Repairs & Damages FAQ
What can I do when I go to move-in and the place is not in good condition?
- If the rental does not meet your satisfaction do not move-in.
- Once you turn that key, set your stuff down, and start sleeping there you have accepted the rental “as is”.
- You should call your landlord immediately and return the key if necessary to get your needs met.
- Once you accept the unit “as is” your landlord has little incentive to fix things or make changes.
Should I report mold to my landlord?
- It would be wise to do so, however, check your lease to see if there is anything about mold.
- Some landlords require that you notify them if/when you see it because it can present a health hazard to residents.

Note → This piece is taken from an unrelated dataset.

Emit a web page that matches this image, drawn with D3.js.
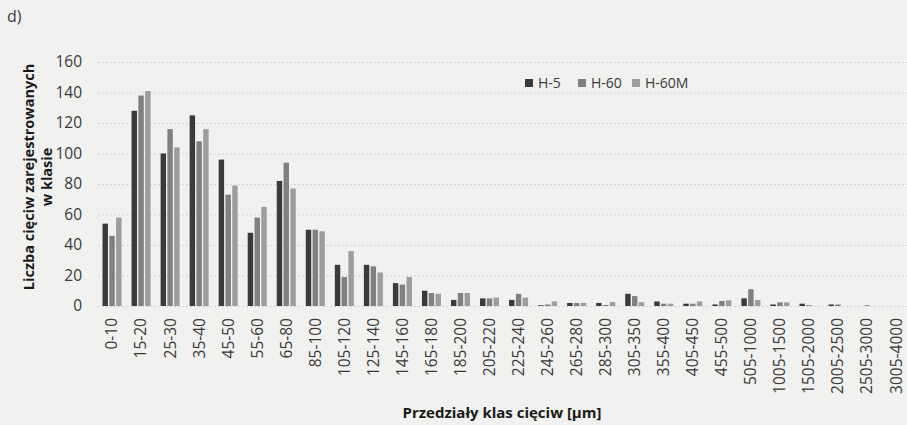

- Regardless, it is in your best interest to take action against anything that may present a threat to your health.
Can I withhold rent if my landlord does not fix something?
- In certain circumstances, tenants may withhold rent until a problem has been remedied.
- The repairs that are needed must be serious that would justify the use of repair and deduct or abandonment remedies.
- This remedy carries the same legal restrictions and risks as the other two remedies.
- Withholding rent does not mean the tenants may live on the premises rent-free.
- Depending on the nature of the problem, tenants may be entitled to a retroactive rent deduction.
- It is wise to consult with an advisor before considering this last resort.
If my apartment is vandalized or broken into who is responsible, the landlord or me?
- If the unit is secured with locks (i.e.: deadbolts on doors and locking devices on windows), your landlord has met his/her obligations for security.
- You are then responsible for covering the damages incurred at a break-in.
- Most leases require renter’s insurance to cover the expenses of vandalism or a break-in
- When you sign a contract it usually specifies in the lease that you should carry renter’s insurance.
- This is usually available through your partner’s homeowners insurance or even your auto insurance.
My landlord refuses to reimburse me for damages to my property, what can I do?
- If the damage was not natural or caused by you (or any other tenant in your unit) then your landlord should be able to reimburse you for your losses.
- Of course, there are exceptions from time to time.
- One questionable area is theft. Tenants are usually responsible for their losses in the case of theft unless the theft is a result of the property provider’s negligence, i.e. improper locking devices.
- As far as requesting compensation, you will want to make an inventory of lost items and their “fair market value”.
- State the cause of the damage and the amount of money you are seeking for reimbursement.
- Property providers have insurance that will cover your losses. Submit your request in writing. Should your property provider disagree or refuse to pay, mediation is a good option.
What do we do when we are being charged to fix something we did not break?
- Whether or not you are found responsible for the problem will depend on the documentation of it not working since you moved in.
- Did you notify your landlord of the damages as soon as you moved in?
- Did you note what did not work on your inventory and condition report at the beginning of the tenancy?
- If you do not have the evidence it will be harder.
- Professional maintenance people are left to determine who is to blame between the tenant and the landlord.
- Your next best strategy would be to plead with the landlord that the problem always existed and perhaps you can reach a compromise with them.